The big picture: Google's internal conflicts with employees has spilled outside the company with a labor union formally filing a complaint with the National Labor Relations Board. If the NLRB finds merit in the case, parent company Alphabet will have to seek settlement or have its day in court.

As tensions between Google and its staff continue to mount, a labor union has filed federal labor charges against parent company Alphabet, claiming that it wrongfully terminated employees to discourage other workers from organizing union activities. The action stems from the firing of four employees back in November.

The workers claim they were terminated in retaliation for attempting to organize co-workers to advocate for better working conditions. They say that Google has been surveilling them via a Chrome browser extension and let them go after finding out they had been pulling people together for protests.

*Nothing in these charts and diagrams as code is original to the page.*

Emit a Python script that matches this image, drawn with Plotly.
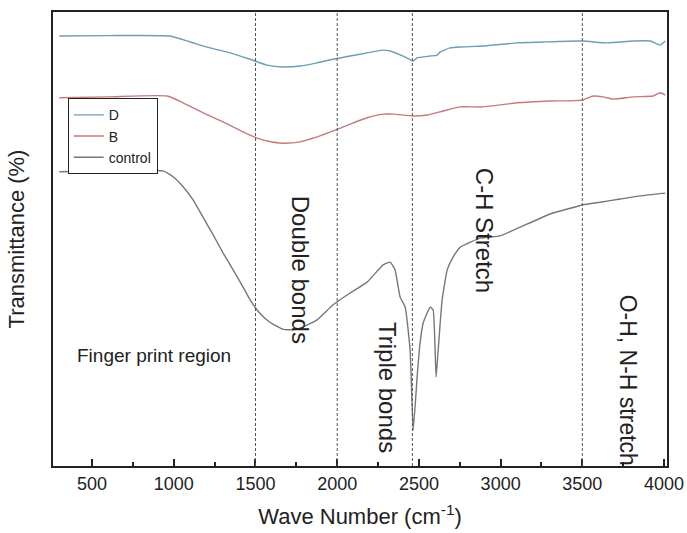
import plotly.graph_objects as go

# FTIR spectra (wavenumber in cm^-1, transmittance in arbitrary % units)
wn_d = [300, 600, 977, 1100, 1222, 1345, 1467, 1571, 1669, 1773, 1877, 1975,
        2079, 2183, 2281, 2324, 2403, 2465, 2489, 2569, 2611, 2630, 2691, 2752,
        2893, 3101, 3260, 3500, 3652, 3811, 3915, 3976, 4007]
t_d = [94.7, 94.8, 94.7, 93.4, 92.1, 91.0, 89.6, 88.3, 87.9, 88.1, 88.8, 89.6,
       90.3, 91.0, 91.6, 91.4, 90.3, 89.2, 89.9, 90.3, 90.5, 91.2, 92.1, 92.3,
       92.5, 93.2, 93.4, 93.6, 93.2, 93.6, 93.6, 92.7, 93.6]

wn_b = [300, 600, 959, 1057, 1179, 1302, 1424, 1510, 1571, 1669, 1773, 1877,
        1975, 2079, 2183, 2281, 2342, 2465, 2550, 2648, 2752, 2893, 3101, 3303,
        3500, 3566, 3627, 3688, 3811, 3933, 3976, 4007]
t_b = [81.1, 81.3, 81.5, 80.0, 77.8, 75.8, 73.6, 72.2, 71.6, 71.1, 71.4, 72.5,
       73.8, 75.3, 76.7, 77.5, 77.5, 77.1, 77.3, 78.2, 79.1, 79.1, 80.0, 80.4,
       80.6, 81.5, 81.3, 80.8, 81.3, 81.5, 82.2, 81.7]

wn_c = [300, 600, 935, 996, 1057, 1118, 1179, 1241, 1302, 1363, 1424, 1467,
        1528, 1590, 1669, 1730, 1790, 1877, 1975, 2079, 2183, 2281, 2324, 2354,
        2385, 2416, 2446, 2465, 2489, 2507, 2526, 2569, 2587, 2605, 2618, 2642,
        2673, 2709, 2752, 2875, 2997, 3119, 3303, 3500, 3609, 3731, 3854, 4007]
t_c = [64.8, 65.1, 65.0, 63.7, 61.5, 58.6, 54.8, 50.9, 46.9, 43.2, 39.4, 36.6,
       33.6, 31.6, 30.1, 30.0, 30.6, 32.2, 35.5, 38.1, 40.5, 44.3, 44.9, 43.2,
       37.2, 35.0, 25.6, 7.9, 19.6, 27.1, 31.5, 35.0, 34.4, 19.6, 25.6, 36.6,
       43.2, 46.0, 48.2, 50.2, 50.7, 52.6, 55.5, 57.5, 58.1, 58.8, 59.5, 60.1]

region_edges = [1500, 2000, 2460, 3500]
x_ticks = [500, 1000, 1500, 2000, 2500, 3000, 3500, 4000]

# (text, wavenumber, transmittance, font size)
labels_vertical = [
    ("Double bonds", 1773, 43.2, 24),
    ("Triple bonds", 2311, 17.4, 24),
    ("C-H Stretch", 2899, 52.0, 24),
    ("O-H, N-H stretch", 3780, 19.0, 23),
]
label_fingerprint = ("Finger print region", 880, 24.4, 19)

FONT = "Arial, Liberation Sans, sans-serif"
INK = "#222222"

fig = go.Figure()
fig.add_trace(go.Scatter(x=wn_d, y=t_d, name="D", mode="lines",
                         line=dict(color="#6a9fb6", width=1.4, shape="spline", smoothing=0.5)))
fig.add_trace(go.Scatter(x=wn_b, y=t_b, name="B", mode="lines",
                         line=dict(color="#c47b7b", width=1.4, shape="spline", smoothing=0.5)))
fig.add_trace(go.Scatter(x=wn_c, y=t_c, name="control", mode="lines",
                         line=dict(color="#777777", width=1.4, shape="spline", smoothing=0.4)))

for xe in region_edges:
    fig.add_shape(type="line", x0=xe, x1=xe, y0=0, y1=1, xref="x", yref="paper",
                  line=dict(color="#555555", width=1, dash="3px,2px"))

for text, xv, yv, fs in labels_vertical:
    fig.add_annotation(x=xv, y=yv, text=text, textangle=90, showarrow=False,
                       font=dict(family=FONT, size=fs, color=INK))
fig.add_annotation(x=label_fingerprint[1], y=label_fingerprint[2],
                   text=label_fingerprint[0], showarrow=False,
                   font=dict(family=FONT, size=label_fingerprint[3], color=INK))

fig.update_layout(
    width=687, height=533,
    margin=dict(l=53, r=20, t=12, b=67),
    paper_bgcolor="white", plot_bgcolor="white",
    font=dict(family=FONT, color=INK),
    showlegend=True,
    legend=dict(x=0.024, y=0.81, xanchor="left", yanchor="top",
                bgcolor="white", bordercolor=INK, borderwidth=1,
                font=dict(size=14, family=FONT), tracegroupgap=0),
    xaxis=dict(range=[261, 4018], tickvals=x_ticks, showgrid=False, zeroline=False,
               automargin=False,
               showline=True, linecolor=INK, linewidth=2, mirror=True,
               ticks="inside", ticklen=7, tickwidth=1.5, tickcolor=INK,
               minor=dict(dtick=250, ticks="inside", ticklen=4, tickcolor=INK),
               tickfont=dict(size=18, family=FONT, color=INK),
               title=dict(text="Wave Number (cm<sup>-1</sup>)", standoff=16,
                          font=dict(size=22, family=FONT, color=INK))),
    yaxis=dict(range=[0, 100], showticklabels=False, showgrid=False, zeroline=False,
               automargin=False,
               showline=True, linecolor=INK, linewidth=2, mirror=True, ticks="",
               title=dict(text="Transmittance (%)", standoff=20,
                          font=dict(size=22, family=FONT, color=INK))),
)

fig.write_html("out.html")
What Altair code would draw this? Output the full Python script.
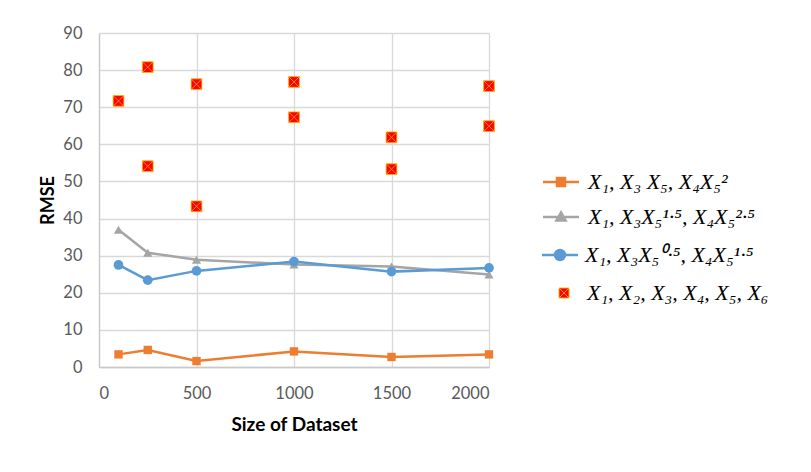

Google contends that the employees were terminated for violating company policy, specifically searching personal information on other co-workers, tracking personnel calendars, and leaking confidential information to the media. Google claims that the employees violated company policy and made other employees feel “unsafe.”

Reuters notes, the Communications Workers of America (CWA) has taken up the issue with the National Labor Relations Board (NLRB). It says that the staff members were fired “to discourage and chill employees from engaging in protected concerted and union activities.”

“Its actions are the antithesis of the freedoms and transparency it publicly touts,” said the CWA.

The union, which has about 700,000 members, has been actively trying to organize Google employees. It already represents workers at Disney, AT&T, and companies in other sectors.

The NLRB will be launching an investigation into the matter. The board has no regulatory authority, so if it finds that the complaint is valid, the CWA will have to either seek a settlement, with the NLRB acting as an arbitrator, or take the search giant to court.

Google declined to comment on the filing.